Roman - 270 pages
Editions Finitude - août 2022
Anna est une mère battante, une femme qui n'a pas la vie facile mais s'échine à la rendre meilleure pour son fils adolescent. Vivant dans un mobil-home, vendant des poulets avec sa remorque rôtissoire, elle y arrive, mais le jour où elle perd son outil de travail lors d'un accident de la route, les ennuis financiers s'annoncent très sévères. Contre son gré, son fils Léo l'inscrit à un jeu télévisé pour qu'elle tente sa chance. Le gros lot ? Un SUV d'une valeur de 50 000 euros qu'ils pourraient revendre pour se remettre à flots. Le jeu ? Le gagnant sera celui qui parviendra à rester le plus longtemps en touchant la voiture...Un jeu débile pour une émission télévisée de téléréalité finalement banale maintenant. Avec ce jeu auquel la mère de Léo finira par participer, l'auteur souligne le cynisme et le voyeurisme de cette société médiatisée, et de nos rêves (partir surfer les plus belles vagues, se racheter une rôtissoire) qu'on ne peut réaliser qu'avec elle. Ce n'est pas seulement le suivi de ce concours invraisemblablement réaliste et ironique, mais avant tout l'histoire de Léo qui est balloté entre son désir d'émancipation et de surf, sa mère en galère qui se cache pour fumer, son ennemi Kévin qui le rackette et l'humilie dès que possible, son père défunt qui lui a légué un trésor qu'il ne peut utiliser... Une relation mère-fils touchante.

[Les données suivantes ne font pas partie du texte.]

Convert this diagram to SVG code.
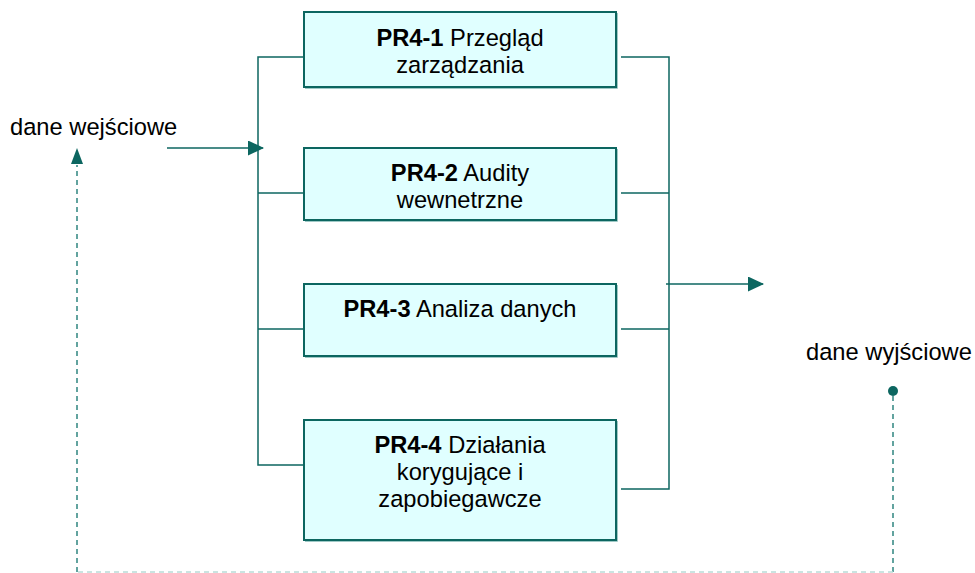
<svg xmlns="http://www.w3.org/2000/svg" width="975" height="573" viewBox="0 0 975 573">
<style>
.box{fill:#e0ffff;stroke:#0c6660;stroke-width:2}
.shadow{fill:none;stroke:#9fc9c6;stroke-width:1}
.ln{fill:none;stroke:#0c6660;stroke-width:1.5}
.dash{fill:none;stroke:#2f8580;stroke-width:1.5;stroke-dasharray:5 4}
.dashl{fill:none;stroke:#b9dcd8;stroke-width:1.5;stroke-dasharray:5 4}
text{font-family:"Liberation Sans",Arial,sans-serif;font-size:23.7px;fill:#000}
.b{font-weight:bold}
</style>
<defs>
<marker id="ah" markerWidth="16" markerHeight="15" refX="15" refY="7.5" orient="auto" markerUnits="userSpaceOnUse">
<path d="M0,0 L16,7.5 L0,15 Z" fill="#0c6660"/>
</marker>
</defs>
<g id="connectors">
<path class="ln" d="M304,57 H258 V465 H304"/>
<path class="ln" d="M258,193 H307"/>
<path class="ln" d="M258,329 H307"/>
<path class="ln" d="M621,57 H669 V489 H621"/>
<path class="ln" d="M621,193 H669"/>
<path class="ln" d="M621,329 H669"/>
<path class="ln" d="M167,148 H263" marker-end="url(#ah)"/>
<path class="ln" d="M666,284 H763" marker-end="url(#ah)"/>
<circle cx="893" cy="391" r="5" fill="#0c6660"/>
<path class="dash" d="M893,396 V572"/>
<path class="dashl" d="M893,572 H77"/>
<path class="dash" d="M77,572 V165"/>
<path d="M77,148 L71,164 L83,164 Z" fill="#0c6660"/>
</g>
<g id="pr41">
<rect class="box" x="304" y="12" width="312" height="75"/>
<path class="shadow" d="M305,88.5 H617.5 V13"/>
<text x="460" y="46" text-anchor="middle"><tspan class="b">PR4-1</tspan> Przegląd</text>
<text x="460" y="73" text-anchor="middle">zarządzania</text>
</g>
<g id="pr42">
<rect class="box" x="304" y="148" width="312" height="72"/>
<path class="shadow" d="M305,221.5 H617.5 V149"/>
<text x="460" y="181" text-anchor="middle"><tspan class="b">PR4-2</tspan> Audity</text>
<text x="460" y="208" text-anchor="middle">wewnetrzne</text>
</g>
<g id="pr43">
<rect class="box" x="304" y="284" width="312" height="72"/>
<path class="shadow" d="M305,357.5 H617.5 V285"/>
<text x="460" y="317" text-anchor="middle"><tspan class="b">PR4-3</tspan> Analiza danych</text>
</g>
<g id="pr44">
<rect class="box" x="304" y="420" width="312" height="120"/>
<path class="shadow" d="M305,541.5 H617.5 V421"/>
<text x="460" y="453" text-anchor="middle"><tspan class="b">PR4-4</tspan> Działania</text>
<text x="460" y="480" text-anchor="middle">korygujące i</text>
<text x="460" y="507" text-anchor="middle">zapobiegawcze</text>
</g>
<g id="labels">
<text x="10" y="135">dane wejściowe</text>
<text x="806" y="360">dane wyjściowe</text>
</g>
</svg>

Extrait :""Fous le camp". Anna obéit. Elle avait besoin de ça, aussi. Besoin qu'on lui enfonce bien la gueule dans sa gamelle, qu’on lui fasse bien comprendre le rouage mesquin qu’elle représente dans la grande machine à broyer les hommes."
Il y a longtemps j'ai lu du même auteur Chaleur, une dystopie autour d'efforts sportifs encore (rester le plus longtemps dans une eau à 110°C....)
Extrait : ""Qu'est-ce que tu veux, maman ?"
Elle lève les yeux et le regarde.
"Dans la vie, qu'est-ce que tu veux pour toi ?"
Léo a les yeux noirs et la peau mate de son père. Si on lui mettait une capuche et on le voyait cracher par terre, on pourrait penser que c'est un de ces voyous. En réalité, c'est l'enfant le plus doux du monde, il n'y a aucune méchanceté en lui. Lors des concours de surf, elle doit le motiver tant l'idée de compétition lui est étrangère. Et ce garçon-là est son fils. Et son fils lui demande pourquoi elle est tendue la plupart du temps, pourquoi ces plis d'amertume apparaissent aux coins de sa bouche. Pourquoi elle est incapable de se laisser aller à vivre pleinement, comme quand on marche avec sa planche sous le bras, que les pieds s'enfoncent dans le sable et que l'horizon est l'éternité."
Et puis il y a cette écriture, qui fait des pas de côté, qui interpelle, qui invective. Les corps solides est un roman que j'ai dévoré, jusqu'à la dernière miette, jusqu'au dénouement qui nous renverse.